### SUPPLIED MATERIAL

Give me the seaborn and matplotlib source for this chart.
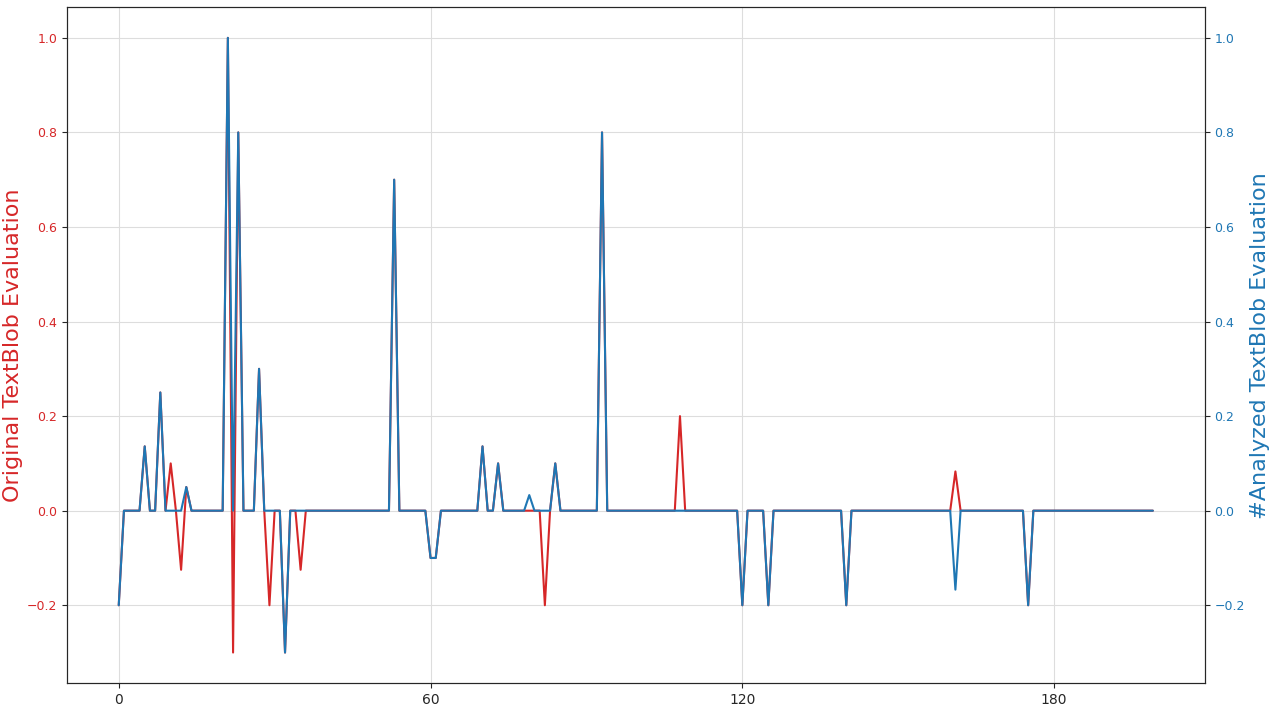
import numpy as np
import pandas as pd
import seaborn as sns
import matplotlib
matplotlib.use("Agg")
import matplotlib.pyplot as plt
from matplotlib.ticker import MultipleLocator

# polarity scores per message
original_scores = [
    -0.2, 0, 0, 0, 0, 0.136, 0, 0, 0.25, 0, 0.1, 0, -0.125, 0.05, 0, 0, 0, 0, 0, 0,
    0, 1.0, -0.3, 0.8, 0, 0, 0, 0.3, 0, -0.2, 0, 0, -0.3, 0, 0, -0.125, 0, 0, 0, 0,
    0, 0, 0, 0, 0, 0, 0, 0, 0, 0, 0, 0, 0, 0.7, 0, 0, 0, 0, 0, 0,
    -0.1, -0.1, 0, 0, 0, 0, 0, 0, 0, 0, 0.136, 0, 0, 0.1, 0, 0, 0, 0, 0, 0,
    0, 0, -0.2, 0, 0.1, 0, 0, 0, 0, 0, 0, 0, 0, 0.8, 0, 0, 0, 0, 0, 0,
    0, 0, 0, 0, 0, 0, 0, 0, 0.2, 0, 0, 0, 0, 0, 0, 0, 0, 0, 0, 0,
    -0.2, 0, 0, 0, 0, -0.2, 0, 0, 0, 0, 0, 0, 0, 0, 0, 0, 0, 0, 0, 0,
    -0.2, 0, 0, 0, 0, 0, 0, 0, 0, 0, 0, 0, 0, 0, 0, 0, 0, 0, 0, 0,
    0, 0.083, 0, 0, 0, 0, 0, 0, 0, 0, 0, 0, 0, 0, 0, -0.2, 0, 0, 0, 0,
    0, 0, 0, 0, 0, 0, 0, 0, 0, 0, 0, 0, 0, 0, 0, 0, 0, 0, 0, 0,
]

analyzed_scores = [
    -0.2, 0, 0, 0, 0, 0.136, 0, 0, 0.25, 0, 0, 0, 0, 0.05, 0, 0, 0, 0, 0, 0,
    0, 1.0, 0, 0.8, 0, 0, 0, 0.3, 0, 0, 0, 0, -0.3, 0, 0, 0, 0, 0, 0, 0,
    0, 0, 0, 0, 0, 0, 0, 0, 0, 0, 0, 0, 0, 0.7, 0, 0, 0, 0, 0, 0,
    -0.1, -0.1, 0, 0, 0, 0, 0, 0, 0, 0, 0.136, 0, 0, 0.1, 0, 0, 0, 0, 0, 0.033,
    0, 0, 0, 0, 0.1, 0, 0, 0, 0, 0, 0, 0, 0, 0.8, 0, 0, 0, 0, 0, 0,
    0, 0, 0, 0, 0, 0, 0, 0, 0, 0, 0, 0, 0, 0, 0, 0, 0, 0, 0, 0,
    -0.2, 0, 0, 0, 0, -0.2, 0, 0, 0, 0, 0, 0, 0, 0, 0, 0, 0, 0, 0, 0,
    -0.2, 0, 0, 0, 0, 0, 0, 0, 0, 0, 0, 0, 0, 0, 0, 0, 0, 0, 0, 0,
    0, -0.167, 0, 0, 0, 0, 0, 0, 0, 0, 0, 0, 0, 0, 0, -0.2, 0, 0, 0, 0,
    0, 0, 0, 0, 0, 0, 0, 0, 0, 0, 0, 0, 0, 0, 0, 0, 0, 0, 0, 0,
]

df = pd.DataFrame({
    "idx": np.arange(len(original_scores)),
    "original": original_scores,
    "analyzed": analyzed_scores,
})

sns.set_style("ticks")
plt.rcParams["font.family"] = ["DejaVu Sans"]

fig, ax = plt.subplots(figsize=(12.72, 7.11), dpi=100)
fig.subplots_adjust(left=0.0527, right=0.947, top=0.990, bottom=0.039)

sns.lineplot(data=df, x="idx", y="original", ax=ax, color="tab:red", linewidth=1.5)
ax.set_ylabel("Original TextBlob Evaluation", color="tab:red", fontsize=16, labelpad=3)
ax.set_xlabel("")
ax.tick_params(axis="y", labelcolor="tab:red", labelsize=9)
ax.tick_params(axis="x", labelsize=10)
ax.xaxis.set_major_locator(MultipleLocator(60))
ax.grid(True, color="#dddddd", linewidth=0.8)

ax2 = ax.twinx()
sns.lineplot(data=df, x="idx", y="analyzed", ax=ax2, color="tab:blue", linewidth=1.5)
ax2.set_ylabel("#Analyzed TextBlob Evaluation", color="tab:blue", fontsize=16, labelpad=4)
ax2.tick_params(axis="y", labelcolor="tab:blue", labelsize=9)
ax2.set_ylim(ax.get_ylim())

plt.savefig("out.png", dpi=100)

--

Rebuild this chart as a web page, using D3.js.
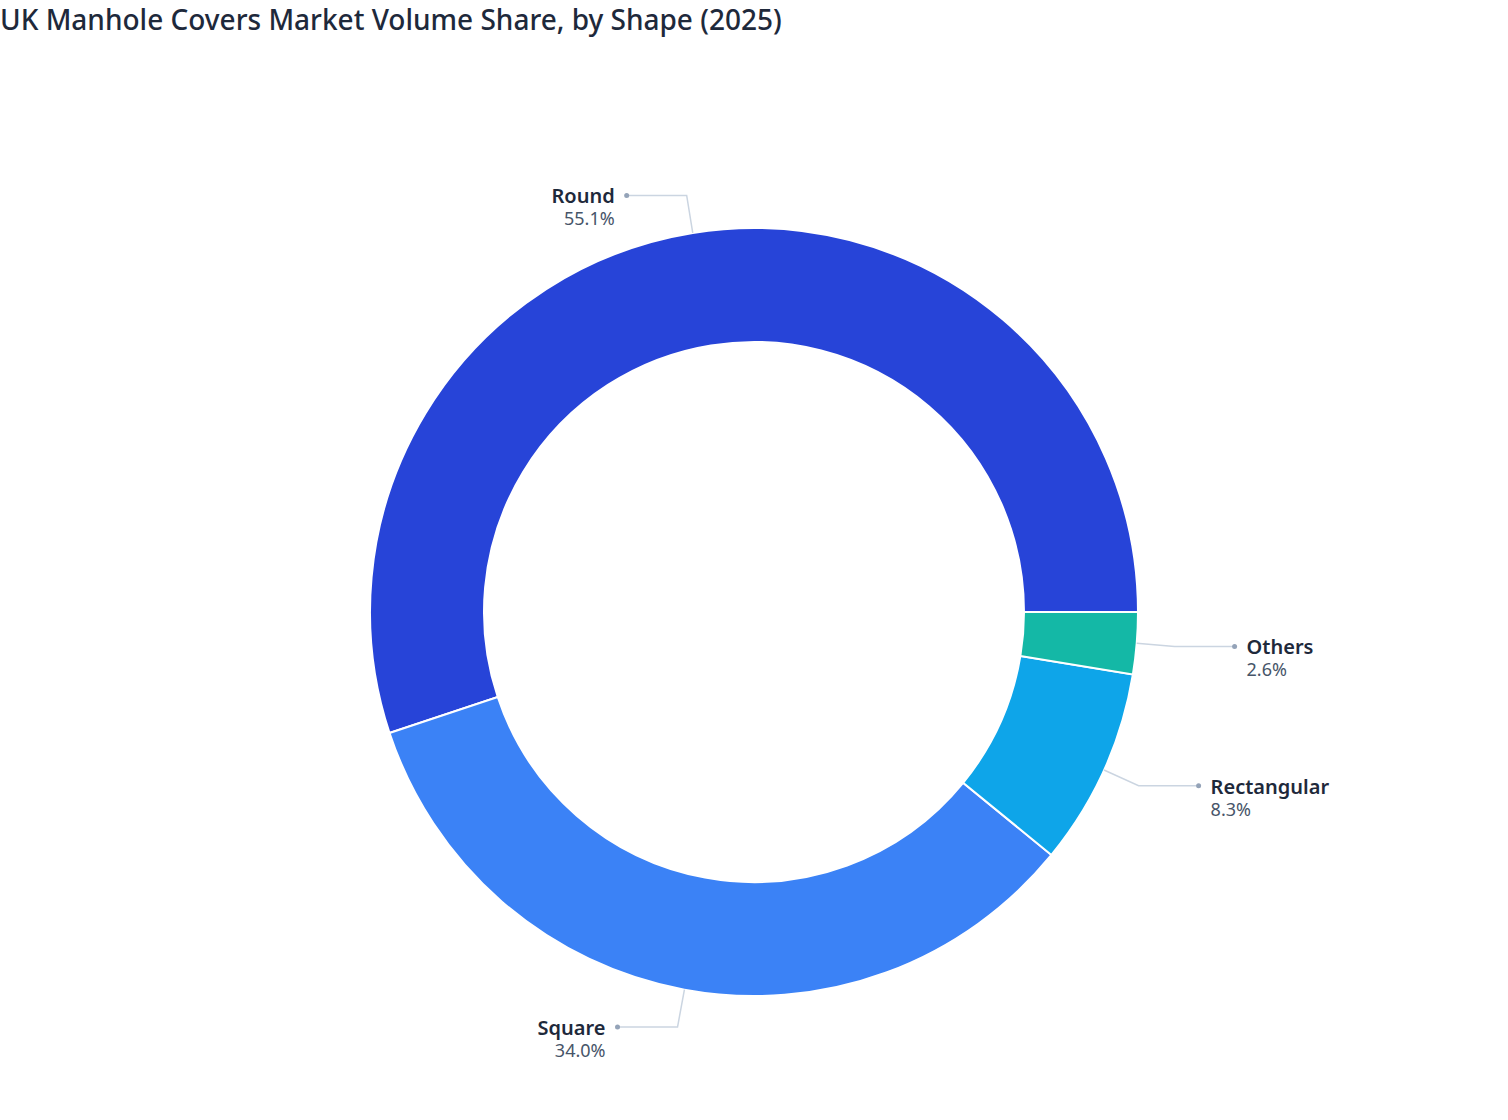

### WHAT IS REQUIRED
Lines from the one with "Give me the" through the one with "from matplotlib.ticker import MultipleLocator" are the only ones to quote. Quote them exactly and leave out pictures.

### IN RESPONSE
Give me the seaborn and matplotlib source for this chart.
import numpy as np
import pandas as pd
import seaborn as sns
import matplotlib
matplotlib.use("Agg")
import matplotlib.pyplot as plt
from matplotlib.ticker import MultipleLocator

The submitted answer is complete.